İlk seviye değilse bile ikinci seviyenin 3.07’lerde döviz almak zorunda olup da ertelemeyi başaranlar tarafında ek bir döviz talebi yaratacak olması da kurlardaki düşüşü yavaşlatacak bir unsur.
BIST hareketlenecek
Cuma günü ABD verisi açıklanmasından sonra “Fed
Faiz artışı erteleniyor” beklentisiyle 74.662’ye kadar yükselen BIST 100 endeksi, ABD piyasalarında “ekonomik toparlanma yavaşladı” endişesiyle gerileyince 73.826’ya kadar geriledi, haftayı 74.396’dan kapattı.
ABD borsalarında da “Fed faiz artıramayacak” beklentisinin güçlenmesiyle gelen toparlanma, BIST’in kapanışından sonra gerçekleşti. BIST Cuma’dan kalan iyimserliği bu hafta başında yaşamaya çalışacak. Hafta sonu partilerin seçim kampanyalarına başlamaları, yeniden seçim atmosferini öne çıkaracak, piyasalar yan gözle kamuoyu yoklamalarını izlemeye başlayacak. Yeni kamuoyu yoklamaları gelene kadar BIST 100’ün bu hafta içinde ilk aşamada 75.400 seviyesini test etmesi mümkün.
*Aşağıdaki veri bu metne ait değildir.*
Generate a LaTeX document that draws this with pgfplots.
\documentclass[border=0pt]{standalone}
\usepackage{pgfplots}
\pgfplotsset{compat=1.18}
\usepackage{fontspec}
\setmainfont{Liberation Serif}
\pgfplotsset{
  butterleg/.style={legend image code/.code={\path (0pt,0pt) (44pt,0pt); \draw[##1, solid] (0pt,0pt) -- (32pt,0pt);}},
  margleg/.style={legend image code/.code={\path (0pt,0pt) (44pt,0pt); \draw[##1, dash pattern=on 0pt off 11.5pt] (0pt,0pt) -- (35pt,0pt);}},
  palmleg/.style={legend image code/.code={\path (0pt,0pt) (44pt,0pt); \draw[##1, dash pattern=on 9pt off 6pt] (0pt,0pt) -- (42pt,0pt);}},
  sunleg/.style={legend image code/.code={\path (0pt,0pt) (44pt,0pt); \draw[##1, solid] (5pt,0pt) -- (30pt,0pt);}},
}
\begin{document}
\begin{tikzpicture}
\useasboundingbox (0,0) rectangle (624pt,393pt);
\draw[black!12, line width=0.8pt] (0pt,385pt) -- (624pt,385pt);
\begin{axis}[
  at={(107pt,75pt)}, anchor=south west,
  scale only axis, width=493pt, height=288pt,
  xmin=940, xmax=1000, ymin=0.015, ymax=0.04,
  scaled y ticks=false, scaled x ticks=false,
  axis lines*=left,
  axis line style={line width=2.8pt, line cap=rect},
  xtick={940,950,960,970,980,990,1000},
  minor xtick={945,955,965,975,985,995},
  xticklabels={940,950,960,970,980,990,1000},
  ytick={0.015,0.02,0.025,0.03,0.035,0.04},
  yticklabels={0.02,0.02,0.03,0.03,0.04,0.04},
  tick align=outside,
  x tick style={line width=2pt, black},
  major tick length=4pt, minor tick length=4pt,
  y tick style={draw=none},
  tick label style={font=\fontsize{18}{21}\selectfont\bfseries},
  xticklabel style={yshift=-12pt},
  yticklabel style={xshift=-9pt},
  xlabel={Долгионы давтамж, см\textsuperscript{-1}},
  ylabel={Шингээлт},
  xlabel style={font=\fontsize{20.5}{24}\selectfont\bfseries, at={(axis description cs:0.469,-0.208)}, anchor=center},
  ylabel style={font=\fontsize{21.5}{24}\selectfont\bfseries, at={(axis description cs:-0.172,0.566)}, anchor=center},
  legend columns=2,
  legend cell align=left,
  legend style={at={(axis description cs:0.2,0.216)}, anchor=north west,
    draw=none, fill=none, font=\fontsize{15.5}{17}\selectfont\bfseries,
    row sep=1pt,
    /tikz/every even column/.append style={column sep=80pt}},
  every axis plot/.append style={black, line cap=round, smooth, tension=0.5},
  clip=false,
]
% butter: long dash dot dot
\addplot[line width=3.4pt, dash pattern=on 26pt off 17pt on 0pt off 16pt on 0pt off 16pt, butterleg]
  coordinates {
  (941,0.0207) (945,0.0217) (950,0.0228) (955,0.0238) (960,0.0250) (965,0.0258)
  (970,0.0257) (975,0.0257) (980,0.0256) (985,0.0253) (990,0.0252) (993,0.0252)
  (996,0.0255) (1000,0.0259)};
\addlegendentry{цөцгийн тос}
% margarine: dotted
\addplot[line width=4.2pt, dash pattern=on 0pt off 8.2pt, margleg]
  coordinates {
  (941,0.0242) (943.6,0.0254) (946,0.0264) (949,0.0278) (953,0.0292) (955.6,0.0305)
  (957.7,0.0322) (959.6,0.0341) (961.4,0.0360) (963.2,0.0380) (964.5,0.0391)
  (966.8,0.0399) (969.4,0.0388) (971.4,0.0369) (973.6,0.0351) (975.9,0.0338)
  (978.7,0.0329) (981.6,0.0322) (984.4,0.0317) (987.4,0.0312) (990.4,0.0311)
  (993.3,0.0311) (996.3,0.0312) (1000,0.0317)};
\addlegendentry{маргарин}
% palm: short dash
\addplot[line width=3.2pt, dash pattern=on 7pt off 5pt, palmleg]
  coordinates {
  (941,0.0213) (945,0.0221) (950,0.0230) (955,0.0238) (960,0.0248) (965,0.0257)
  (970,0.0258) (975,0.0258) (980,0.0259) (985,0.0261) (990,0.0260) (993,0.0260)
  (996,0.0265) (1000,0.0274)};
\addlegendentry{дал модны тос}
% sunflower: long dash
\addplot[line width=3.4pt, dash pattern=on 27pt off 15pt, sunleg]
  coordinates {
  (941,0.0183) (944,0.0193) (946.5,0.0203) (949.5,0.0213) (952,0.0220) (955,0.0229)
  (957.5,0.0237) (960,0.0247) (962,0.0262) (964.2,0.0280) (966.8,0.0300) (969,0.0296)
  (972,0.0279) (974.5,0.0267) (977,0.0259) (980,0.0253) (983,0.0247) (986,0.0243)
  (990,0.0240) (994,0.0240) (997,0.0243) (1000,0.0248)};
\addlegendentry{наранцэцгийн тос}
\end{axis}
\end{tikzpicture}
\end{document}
Ardından da 22 Eylül’de görülen 76.189 seviyesi yeni hedef olacak.
Bu iki seviye aşılacak olursa bu hafta için nihai hedef 77.000 (düz) seviyesi olacak gibi görünüyor.
Aşağıda da 73.300 seviyesi önemli bir destek olacak. Bu seviye test edilse bile, aşağı kırılmasını beklemiyorum. En azından ABD borsalarında yeni bir satış dalgası başlamadığı takdirde.